The publishing industry has taken complete advantage of this new cycle of trends to market and propagate authors. Authors now announce their books not based on any sort of legitimate well-written material but on a variety of tropes: “My book has enemies to lovers!” “My book has slowburn!”, “My book has this!”, denigrating their own hard work painstakingly crafted through hours of rumination, editing, and writing to simply some box or category. Their book has to be in trend with what the people want on social media. If it’s not these niche categories and boxes that the trends like right now, then it’s not worth it. If the male lead doesn’t have black hair, it’s not worth it. If the male lead isn’t a quiet, brooding anti-hero, then it’s not worth it. 
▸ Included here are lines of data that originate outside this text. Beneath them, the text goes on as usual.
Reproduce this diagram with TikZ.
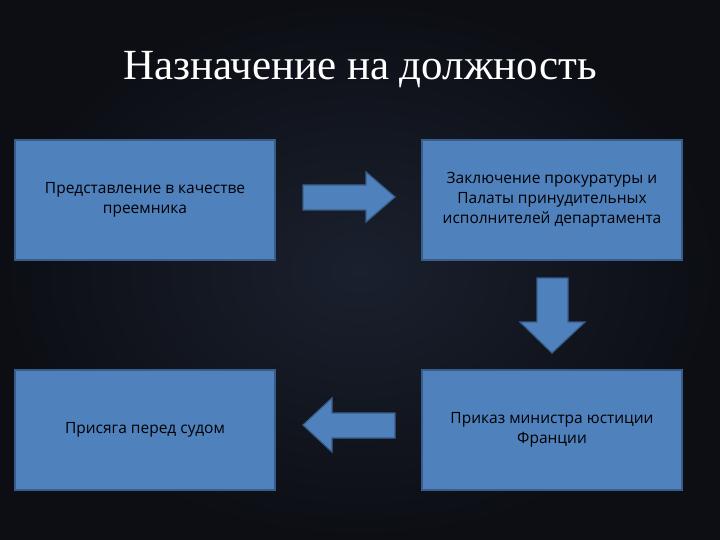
\documentclass[tikz,border=0pt]{standalone}
\usepackage{fontspec}
\setmainfont{Liberation Serif}
\newfontfamily\boxfont{Open Sans}
\definecolor{bfill}{RGB}{79,129,189}
\definecolor{bline}{RGB}{56,93,138}
\definecolor{bgc}{RGB}{12,14,20}
\definecolor{bgin}{RGB}{26,32,46}
\begin{document}
\begin{tikzpicture}[x=1pt,y=-1pt,
  box/.style={draw=bline,line width=1.2pt,fill=bfill,minimum width=260pt,minimum height=120pt,align=center,font=\boxfont\fontsize{15.5}{20}\selectfont,text=black,inner sep=4pt},
  arr/.style={draw=bline,line width=1.2pt,fill=bfill}]
\useasboundingbox (0,0) rectangle (720,540);
\fill[bgc] (0,0) rectangle (720,540);
\shade[inner color=bgin,outer color=bgc] (0,0) rectangle (720,540);
\node[text=white,font=\fontsize{43}{46}\selectfont] (title) at (360,70) {Назначение на должность};
\node[box] (a) at (145,200) {Представление в качестве\\преемника};
\node[box] (b) at (552,200) {Заключение прокуратуры и\\Палаты принудительных\\исполнителей департамента};
\node[box] (c) at (552,430) {Приказ министра юстиции\\Франции};
\node[box] (d) at (145,430) {Присяга перед судом};
\draw[arr] (303,185) -- (366,185) -- (366,172) -- (395,197) -- (366,222) -- (366,210) -- (303,210) -- cycle;
\draw[arr] (537,278) -- (568,278) -- (568,322) -- (585,322) -- (552,353) -- (520,322) -- (537,322) -- cycle;
\draw[arr] (395,413) -- (332,413) -- (332,398) -- (303,425) -- (332,452) -- (332,438) -- (395,438) -- cycle;
\end{tikzpicture}
\end{document}
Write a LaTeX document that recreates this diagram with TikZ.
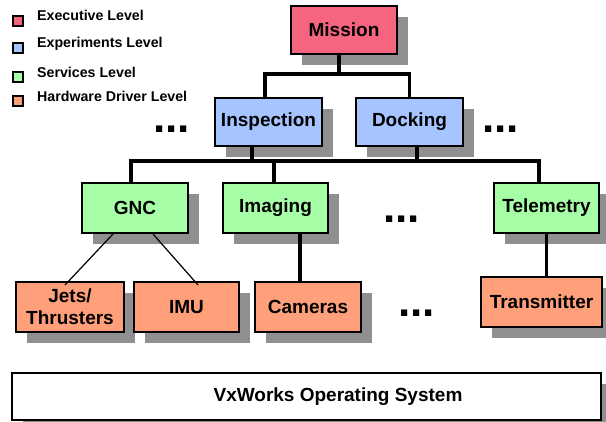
\documentclass[tikz,border=0pt]{standalone}
\usepackage{fontspec}
\setmainfont{Liberation Sans}
\usetikzlibrary{shadows,calc}
\definecolor{execc}{RGB}{245,101,128}
\definecolor{expc}{RGB}{166,196,255}
\definecolor{svcc}{RGB}{166,255,166}
\definecolor{hwc}{RGB}{255,160,122}
\definecolor{shadowc}{RGB}{143,143,143}
\tikzset{
  box/.style={draw=black, line width=2pt, inner sep=0pt, align=center,
    font=\fontsize{19}{22}\selectfont\bfseries,
    drop shadow={shadow xshift=11pt, shadow yshift=-11pt, fill=shadowc, opacity=1}},
  execbox/.style={box, fill=execc},
  expbox/.style={box, fill=expc},
  svcbox/.style={box, fill=svcc},
  hwbox/.style={box, fill=hwc},
  legsq/.style={draw=black, line width=1.5pt, minimum width=10pt, minimum height=10pt, inner sep=0pt},
  legtxt/.style={anchor=base west, inner sep=0pt, font=\fontsize{14.2}{16}\selectfont\bfseries},
  tree/.style={line width=3.5pt},
  thin/.style={line width=1.2pt},
  dots/.style={anchor=base west, inner sep=0pt, text height=6pt, text depth=0pt, font=\fontsize{44}{44}\selectfont\bfseries},
}
\begin{document}
\begin{tikzpicture}[x=1pt,y=-1pt]
\useasboundingbox (0,0) rectangle (606,422);
% legend
\node[legsq, fill=execc] (l1) at (18,21) {};
\node[legsq, fill=expc] (l2) at (18,48) {};
\node[legsq, fill=svcc] (l3) at (18,77) {};
\node[legsq, fill=hwc] (l4) at (18,101) {};
\node[legtxt] (t1) at (37,21) {Executive Level};
\node[legtxt] (t2) at (37,48) {Experiments Level};
\node[legtxt] (t3) at (37,78) {Services Level};
\node[legtxt] (t4) at (37,102) {Hardware Driver Level};
% boxes
\node[execbox, minimum width=106pt, minimum height=48pt] (mission) at (344,30) {Mission};
\node[expbox, minimum width=107pt, minimum height=48pt] (insp) at (268.5,122) {Inspection};
\node[expbox, minimum width=107pt, minimum height=48pt] (dock) at (409.5,122) {Docking};
\node[svcbox, minimum width=106pt, minimum height=50pt] (gnc) at (135,208) {GNC};
\node[svcbox, minimum width=105pt, minimum height=50pt] (imag) at (275.5,208) {Imaging};
\node[svcbox, minimum width=105pt, minimum height=50pt] (tele) at (546.5,208) {Telemetry};
\node[hwbox, minimum width=108pt, minimum height=50pt] (jets) at (70,307) {Jets/\\Thrusters};
\node[hwbox, minimum width=105pt, minimum height=50pt] (imu) at (186.5,307) {IMU};
\node[hwbox, minimum width=106pt, minimum height=50pt] (cam) at (308,307) {Cameras};
\node[hwbox, minimum width=121pt, minimum height=50pt] (trans) at (541.5,302) {Transmitter};
\node[box, fill=white, minimum width=589pt, minimum height=47pt] (os) at (306.5,396.5) {\raisebox{3pt}{\hspace*{63pt}VxWorks Operating System}};
% connectors level 1
\draw[tree] ([xshift=-5pt]mission.south) -- ++(0,19) coordinate (j1);
\draw[tree] ([xshift=-3.5pt]insp.north) |- (j1) -| (dock.north);
% connectors level 2
\draw[tree] ([xshift=-16.5pt]insp.south) -- ++(0,14) coordinate (j2);
\draw[tree] ([xshift=7.5pt]dock.south) |- (j2);
\draw[tree] ([xshift=-4pt]gnc.north) |- (j2) -| ([xshift=-7.5pt]tele.north);
\draw[tree] ([xshift=-1.5pt]imag.north) |- (j2);
% connectors level 3
\draw[thin] ([xshift=-22pt]gnc.south) -- ([xshift=-5pt,yshift=-4pt]jets.north);
\draw[thin] ([xshift=18pt]gnc.south) -- ([xshift=11.5pt,yshift=-4pt]imu.north);
\coordinate (cx) at ([xshift=-8pt]cam.north);
\draw[tree] (cx) -- (cx |- imag.south);
\draw[tree] (tele.south) -- (tele.south |- trans.north);
% dots
\node[dots] (d1) at (153,133) {...};
\node[dots] (d2) at (482,133) {...};
\node[dots] (d3) at (383,223) {...};
\node[dots] (d4) at (398,317) {...};
\end{tikzpicture}
\end{document}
There is a legitimate lack of genuine engagement with reading as a craft in terms of critical thinking and just simple enjoyment. Classics authors like Jane Austen and the Bronte Sisters are denigrated to once again, tropes, of ‘angst’, of ‘enemies to lovers’, the universality stripped from their books as they are then further reduced to ‘Victorian’ and ‘Dark Academia’ aesthetics.  Modern contemporary works are produced for a specific audience and marketed based on that cycle of trends. Social media is more focused on the mass consumption and hoarding of hundreds of books (that most likely go unread and reinforce classist notions of a ‘good’ reader having all the books, something that many cannot afford) and attaching an identity to a ‘pretty’ aesthetic of reading. Why don’t you have the latest, nicest copy of the book trending on TikTok? 

Who are you if you cannot consume? Who are you if you are not able to consume? 

This decline in media literacy is a phenomenon that needs to be examined, a trend that has devastating impacts on the future of our society as a whole if our current and future generations of youth view intellectual pursuits simply as a manner of being ‘perceived’ as intelligent rather than further interpersonal development and building their identities off of consuming and buying.